- Pre-release poster
- Directed by: Paul Babu
- Screenplay by: S. N. Swamy
- Story by: Rajmohan
- Produced by: Siyad Koker
- Starring: Mohanlal Radhika Rahman Nadia Moidu
- Cinematography: P. C. Sreeram
- Edited by: T. R. Sekhar
- Music by: Jerry Amaldev (songs); Johnson (score);
- Production company: Kokers Films
- Distributed by: Central Pictures
- Release date: 19 July 1985;
- Country: India
- Language: Malayalam

= Koodum Thedi =

1985 Indian film

Koodum Thedi is a 1985 Indian Malayalam-language romantic drama film directed by Paul Babu and written by S. N. Swamy and produced by Siyad Koker through Kokers Films.
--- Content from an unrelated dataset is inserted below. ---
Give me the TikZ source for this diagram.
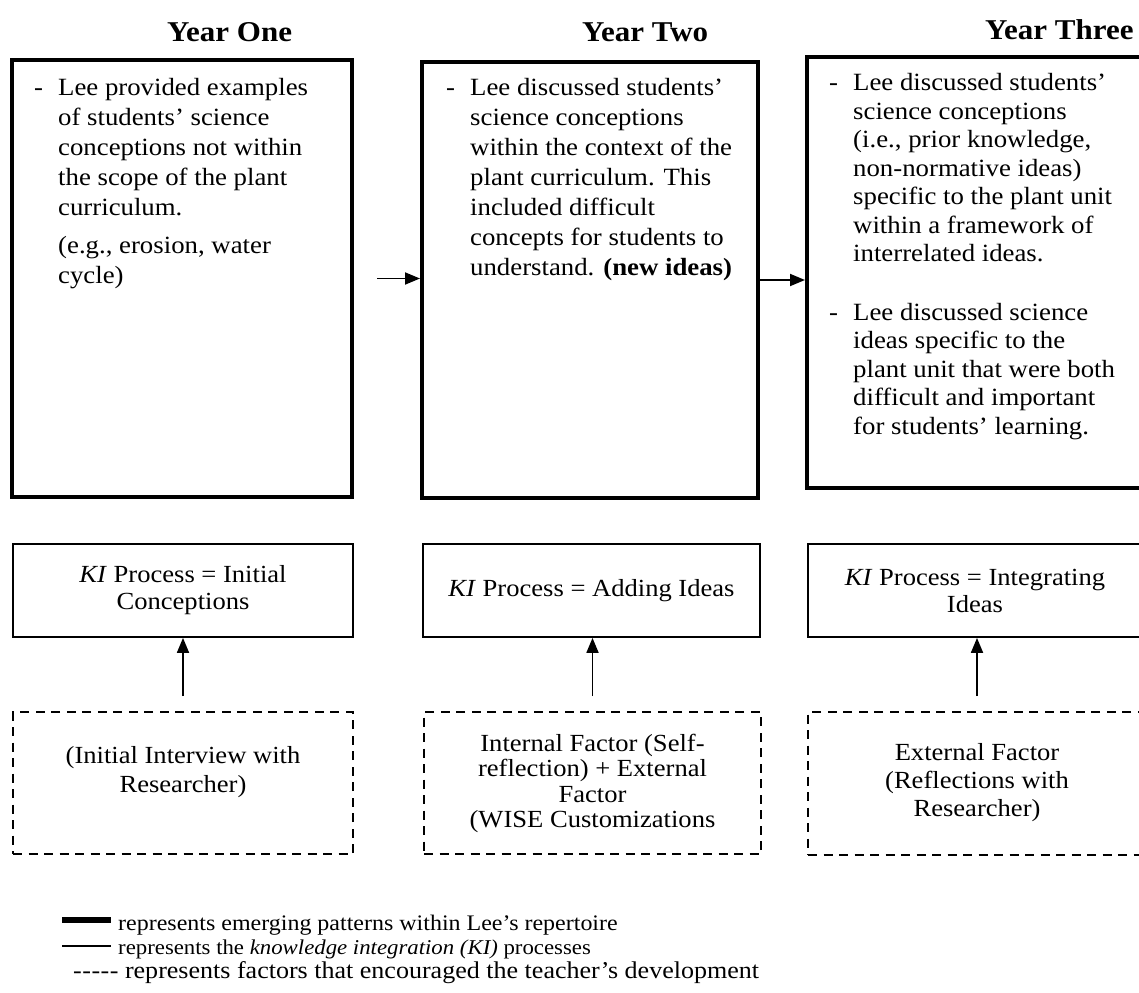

It stars Mohanlal and Radhika, along with Rahman, Nadia Moidu, M. G. Soman, Thilakan, Sankaradi in supporting roles. The film features original songs composed by Jerry Amaldev. The cinematography was done by P. C. Sreeram.

==Plot==

Peter is a fun loving person and his younger brother is college going youth. Things go head over heels for Peter as he falls in love with Devi, a person who he is related to. But her brother plans for her to marry Jayakumar, who is a friend of Peter. Devi marries Jayakumar. One day, Jayakumar dies in an accident, but Devi plans to live her life as Jayakumar's widow without knowing Peter's love for her. Rest of the story, is how Peter tells Devi about his love and whether or not they marry.

==Cast==
- Mohanlal as Peter Mathew
- Radhika as Devi
- Rahman as Rex Mathew
- Nadia Moidu as Judy
- Soman as Menon
- Roopa as Gracy
- Thilakan as Father
- Sreenath as Jayakumar
- Mala Aravindan as Vasuvettan
- Prathapachandran as Mathaikutty
- Bahadoor as Judy's father
- Jagathy Sreekumar as Lazar
- Sankaradi as Easow
- Sukumari as Sister
- Bhagyalakshmi

== Soundtrack ==
The film's songs were composed by Jerry Amaldev, with lyrics by M. D. Rajendran. The film score was composed by Johnson.

Track listing
| No. | Title | Artist(s) | Length |
|---|---|---|---|
| 1. | "Sangamam Ee Poonkaavanam" | Krishnachandran, Vani Jairam |  |
| 2. | "Vaachalam En Mounavum" | K. J. Yesudas |  |

==Release==
Koodum Thedi was released on 19 July 1985 in 14 screens in Kerala. The film received good reports and box office collections, becoming a major commercial success.